At a fundraiser in Salt Lake City, Mr Biden said that Vietnam doesn’t want a defence alliance with the US, instead they were looking for “relationships because they want China to know that they’re not alone”.

Vietnam has been one of the few Southeast Asian countries to push back against China’s absolute claims on the South China Sea. To counter Beijing, Vietnam is looking westward to forge stronger bilateral trade ties.

The US president spoke extensively about strengthening Vietnam’s semiconductor industry a executives of top American and Vietnamese firms met on Monday.

“My message today is quite simple. Let’s keep it up,” Mr Biden told the chief executives. “We need to develop and drive our collaboration, We need to forge new partnerships.”

Semiconductors have been at the heart of the US-China trade war with Washington reducing Chinese access to advanced chipmaking and other technology they say might be used in weapon.

During Mr Biden’s visit, Vietnam Airlines signed a $7.5bn deal with US-based Boeing to buy about 50 aircraft and Arizona-based Amkor Technology’s has planned to invest $1.6bn for a factory in Bac Ninh Province.

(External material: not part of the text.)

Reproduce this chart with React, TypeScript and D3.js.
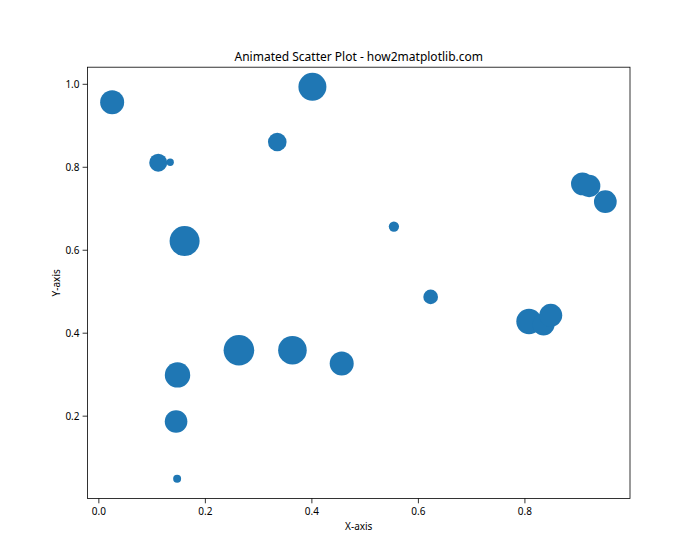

The White House said the administration would help “build Vietnamese capacity to fight regional and international transnational crime”, including targeting illegal, unreported and unregulated fishing. China has been locked in long-running territorial conflicts with Vietnam, along with the Philippines, Malaysia and Brunei, as Beijing claims waters in the other nations’ exclusive economic zone.

Mr Biden ended his trip at the John Sidney McCain III Memorial near where, as a 31-year-old Navy lieutenant commander, his Skyhawk dive bomber was shot down by the North Vietnamese.